• _TASK GOAL_
Reproduce every line of the material below, but drop the pictures.

• _INFORMATION PROVIDED_
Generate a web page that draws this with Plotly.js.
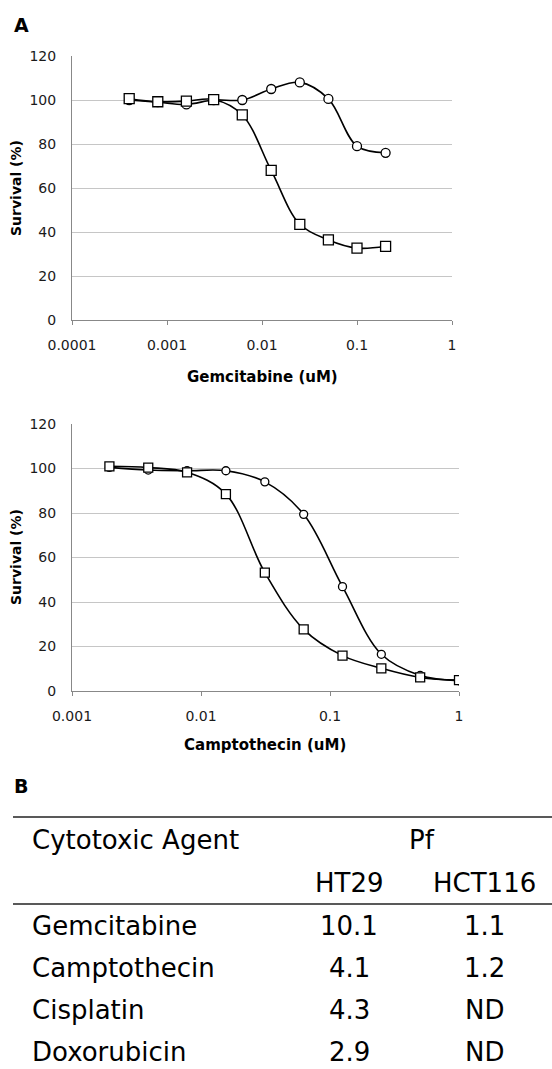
<!DOCTYPE html>
<html><head><meta charset="utf-8">
<script src="https://cdn.plot.ly/plotly-3.0.1.min.js"></script>
<style>html,body{margin:0;padding:0;background:#fff}</style>
</head><body><div id="chart" style="width:552px;height:1069px"></div>
<script>
// ---- data ----
const gemDose = [0.0004, 0.0008, 0.0016, 0.0031, 0.0062, 0.0125, 0.025, 0.05, 0.1, 0.2];
const gemCircle = [100, 99, 98, 100, 100, 105, 108, 100.5, 79, 76];
const gemSquare = [100.6, 99.2, 99.5, 100.2, 93.2, 68, 43.5, 36.4, 32.7, 33.5];
const camDose = [0.00195, 0.0039, 0.0078, 0.0156, 0.03125, 0.0625, 0.125, 0.25, 0.5, 1];
const camCircle = [100.5, 99.3, 99, 99, 94, 79.4, 46.9, 16.5, 7, 4.6];
const camSquare = [101, 100.4, 98.3, 88.5, 53.2, 27.7, 15.9, 10.2, 6.1, 4.9];
const gemTicks = [0.0001, 0.001, 0.01, 0.1, 1];
const gemTickText = ["0.0001", "0.001", "0.01", "0.1", "1"];
const camTicks = [0.001, 0.01, 0.1, 1];
const camTickText = ["0.001", "0.01", "0.1", "1"];
const yTicks = [0, 20, 40, 60, 80, 100, 120];
const agents = ["Gemcitabine", "Camptothecin", "Cisplatin", "Doxorubicin"];
const pfHT29 = ["10.1", "4.1", "4.3", "2.9"];
const pfHCT116 = ["1.1", "1.2", "ND", "ND"];
const headerCols = ["HT29", "HCT116"];

// ---- geometry helpers ----
const W = 552, H = 1069;
const px = v => v / W;
const py = v => 1 - v / H;
const FONT = "DejaVu Sans, Verdana, sans-serif";

function lineTrace(x, y, xa, ya, symbol, size) {
  return {
    x: x, y: y, xaxis: xa, yaxis: ya, type: 'scatter', mode: 'lines+markers',
    line: {shape: 'spline', smoothing: 1, color: '#000', width: 1.6},
    marker: {symbol: symbol, size: size, color: '#fff', line: {color: '#000', width: 1.3}},
    showlegend: false, hoverinfo: 'x+y'
  };
}

const data = [
  lineTrace(gemDose, gemCircle, 'x', 'y', 'circle', 9),
  lineTrace(gemDose, gemSquare, 'x', 'y', 'square', 10),
  lineTrace(camDose, camCircle, 'x2', 'y2', 'circle', 8),
  lineTrace(camDose, camSquare, 'x2', 'y2', 'square', 9)
];

const tickFont = {family: FONT, size: 14, color: '#1a1a1a'};
function xAxis(dom, range, tv, tt, anchor) {
  return {type: 'log', domain: dom, range: range, tickvals: tv, ticktext: tt,
    showgrid: false, showline: true, linecolor: '#888', linewidth: 1, zeroline: false,
    ticks: 'outside', ticklen: 4, tickcolor: '#888', tickwidth: 1,
    tickfont: tickFont, ticklabelstandoff: 8, anchor: anchor, fixedrange: true};
}
function yAxis(dom, anchor) {
  return {domain: dom, range: [0, 120], tickvals: yTicks, showgrid: true, gridcolor: '#c6c6c6',
    gridwidth: 1, showline: true, linecolor: '#888', linewidth: 1, zeroline: false, ticks: '',
    tickfont: tickFont, ticklabelstandoff: 12, anchor: anchor, fixedrange: true};
}

const annotations = [];
function ann(text, x, y, opts) {
  annotations.push(Object.assign({text: text, x: px(x), y: py(y), xref: 'paper', yref: 'paper',
    showarrow: false, xanchor: 'center', yanchor: 'middle',
    font: {family: FONT, size: 15, color: '#000'}}, opts || {}));
}
// panel letters
ann('<b>A</b>', 12, 25, {xanchor: 'left', font: {family: FONT, size: 19, color: '#000'}});
ann('<b>B</b>', 12, 786, {xanchor: 'left', font: {family: FONT, size: 19, color: '#000'}});
// axis titles
ann('<b>Gemcitabine (uM)</b>', 262, 377);
ann('<b>Survival (%)</b>', 16, 188, {textangle: -90, font: {family: FONT, size: 14, color: '#000'}});
ann('<b>Camptothecin (uM)</b>', 265, 745);
ann('<b>Survival (%)</b>', 16, 557, {textangle: -90, font: {family: FONT, size: 14, color: '#000'}});

// table
const tFont = {family: FONT, size: 26, color: '#000'};
const colX = [349, 484];
ann('Cytotoxic Agent', 30, 840, {xanchor: 'left', font: tFont});
ann('Pf', 422, 840, {font: tFont});
headerCols.forEach((h, i) => ann(h, colX[i], 883, {font: tFont}));
const rowY = [926, 968, 1010, 1052];
agents.forEach((a, i) => {
  ann(a, 30, rowY[i], {xanchor: 'left', font: tFont});
  ann(pfHT29[i], colX[0], rowY[i], {font: tFont});
  ann(pfHCT116[i], colX[1], rowY[i], {font: tFont});
});

const shapes = [
  {type: 'line', xref: 'paper', yref: 'paper', x0: px(13), x1: 1, y0: py(817), y1: py(817), line: {color: '#222', width: 1.5}},
  {type: 'line', xref: 'paper', yref: 'paper', x0: px(13), x1: 1, y0: py(904), y1: py(904), line: {color: '#222', width: 1.5}}
];

const layout = {
  width: W, height: H, margin: {l: 0, r: 0, t: 0, b: 0},
  paper_bgcolor: '#fff', plot_bgcolor: '#fff', showlegend: false,
  xaxis: xAxis([px(72), px(452)], [-4, 0], gemTicks, gemTickText, 'y'),
  yaxis: yAxis([py(320), py(56)], 'x'),
  xaxis2: xAxis([px(72), px(459)], [-3, 0], camTicks, camTickText, 'y2'),
  yaxis2: yAxis([py(691), py(424)], 'x2'),
  annotations: annotations, shapes: shapes
};

Plotly.newPlot('chart', data, layout, {displayModeBar: false, staticPlot: true});
</script></body></html>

• _FULL SOLUTION_
Generate a web page that draws this with Plotly.js.
<!DOCTYPE html>
<html><head><meta charset="utf-8">
<script src="https://cdn.plot.ly/plotly-3.0.1.min.js"></script>
<style>html,body{margin:0;padding:0;background:#fff}</style>
</head><body><div id="chart" style="width:552px;height:1069px"></div>
<script>
// ---- data ----
const gemDose = [0.0004, 0.0008, 0.0016, 0.0031, 0.0062, 0.0125, 0.025, 0.05, 0.1, 0.2];
const gemCircle = [100, 99, 98, 100, 100, 105, 108, 100.5, 79, 76];
const gemSquare = [100.6, 99.2, 99.5, 100.2, 93.2, 68, 43.5, 36.4, 32.7, 33.5];
const camDose = [0.00195, 0.0039, 0.0078, 0.0156, 0.03125, 0.0625, 0.125, 0.25, 0.5, 1];
const camCircle = [100.5, 99.3, 99, 99, 94, 79.4, 46.9, 16.5, 7, 4.6];
const camSquare = [101, 100.4, 98.3, 88.5, 53.2, 27.7, 15.9, 10.2, 6.1, 4.9];
const gemTicks = [0.0001, 0.001, 0.01, 0.1, 1];
const gemTickText = ["0.0001", "0.001", "0.01", "0.1", "1"];
const camTicks = [0.001, 0.01, 0.1, 1];
const camTickText = ["0.001", "0.01", "0.1", "1"];
const yTicks = [0, 20, 40, 60, 80, 100, 120];
const agents = ["Gemcitabine", "Camptothecin", "Cisplatin", "Doxorubicin"];
const pfHT29 = ["10.1", "4.1", "4.3", "2.9"];
const pfHCT116 = ["1.1", "1.2", "ND", "ND"];
const headerCols = ["HT29", "HCT116"];

// ---- geometry helpers ----
const W = 552, H = 1069;
const px = v => v / W;
const py = v => 1 - v / H;
const FONT = "DejaVu Sans, Verdana, sans-serif";

function lineTrace(x, y, xa, ya, symbol, size) {
  return {
    x: x, y: y, xaxis: xa, yaxis: ya, type: 'scatter', mode: 'lines+markers',
    line: {shape: 'spline', smoothing: 1, color: '#000', width: 1.6},
    marker: {symbol: symbol, size: size, color: '#fff', line: {color: '#000', width: 1.3}},
    showlegend: false, hoverinfo: 'x+y'
  };
}

const data = [
  lineTrace(gemDose, gemCircle, 'x', 'y', 'circle', 9),
  lineTrace(gemDose, gemSquare, 'x', 'y', 'square', 10),
  lineTrace(camDose, camCircle, 'x2', 'y2', 'circle', 8),
  lineTrace(camDose, camSquare, 'x2', 'y2', 'square', 9)
];

const tickFont = {family: FONT, size: 14, color: '#1a1a1a'};
function xAxis(dom, range, tv, tt, anchor) {
  return {type: 'log', domain: dom, range: range, tickvals: tv, ticktext: tt,
    showgrid: false, showline: true, linecolor: '#888', linewidth: 1, zeroline: false,
    ticks: 'outside', ticklen: 4, tickcolor: '#888', tickwidth: 1,
    tickfont: tickFont, ticklabelstandoff: 8, anchor: anchor, fixedrange: true};
}
function yAxis(dom, anchor) {
  return {domain: dom, range: [0, 120], tickvals: yTicks, showgrid: true, gridcolor: '#c6c6c6',
    gridwidth: 1, showline: true, linecolor: '#888', linewidth: 1, zeroline: false, ticks: '',
    tickfont: tickFont, ticklabelstandoff: 12, anchor: anchor, fixedrange: true};
}

const annotations = [];
function ann(text, x, y, opts) {
  annotations.push(Object.assign({text: text, x: px(x), y: py(y), xref: 'paper', yref: 'paper',
    showarrow: false, xanchor: 'center', yanchor: 'middle',
    font: {family: FONT, size: 15, color: '#000'}}, opts || {}));
}
// panel letters
ann('<b>A</b>', 12, 25, {xanchor: 'left', font: {family: FONT, size: 19, color: '#000'}});
ann('<b>B</b>', 12, 786, {xanchor: 'left', font: {family: FONT, size: 19, color: '#000'}});
// axis titles
ann('<b>Gemcitabine (uM)</b>', 262, 377);
ann('<b>Survival (%)</b>', 16, 188, {textangle: -90, font: {family: FONT, size: 14, color: '#000'}});
ann('<b>Camptothecin (uM)</b>', 265, 745);
ann('<b>Survival (%)</b>', 16, 557, {textangle: -90, font: {family: FONT, size: 14, color: '#000'}});

// table
const tFont = {family: FONT, size: 26, color: '#000'};
const colX = [349, 484];
ann('Cytotoxic Agent', 30, 840, {xanchor: 'left', font: tFont});
ann('Pf', 422, 840, {font: tFont});
headerCols.forEach((h, i) => ann(h, colX[i], 883, {font: tFont}));
const rowY = [926, 968, 1010, 1052];
agents.forEach((a, i) => {
  ann(a, 30, rowY[i], {xanchor: 'left', font: tFont});
  ann(pfHT29[i], colX[0], rowY[i], {font: tFont});
  ann(pfHCT116[i], colX[1], rowY[i], {font: tFont});
});

const shapes = [
  {type: 'line', xref: 'paper', yref: 'paper', x0: px(13), x1: 1, y0: py(817), y1: py(817), line: {color: '#222', width: 1.5}},
  {type: 'line', xref: 'paper', yref: 'paper', x0: px(13), x1: 1, y0: py(904), y1: py(904), line: {color: '#222', width: 1.5}}
];

const layout = {
  width: W, height: H, margin: {l: 0, r: 0, t: 0, b: 0},
  paper_bgcolor: '#fff', plot_bgcolor: '#fff', showlegend: false,
  xaxis: xAxis([px(72), px(452)], [-4, 0], gemTicks, gemTickText, 'y'),
  yaxis: yAxis([py(320), py(56)], 'x'),
  xaxis2: xAxis([px(72), px(459)], [-3, 0], camTicks, camTickText, 'y2'),
  yaxis2: yAxis([py(691), py(424)], 'x2'),
  annotations: annotations, shapes: shapes
};

Plotly.newPlot('chart', data, layout, {displayModeBar: false, staticPlot: true});
</script></body></html>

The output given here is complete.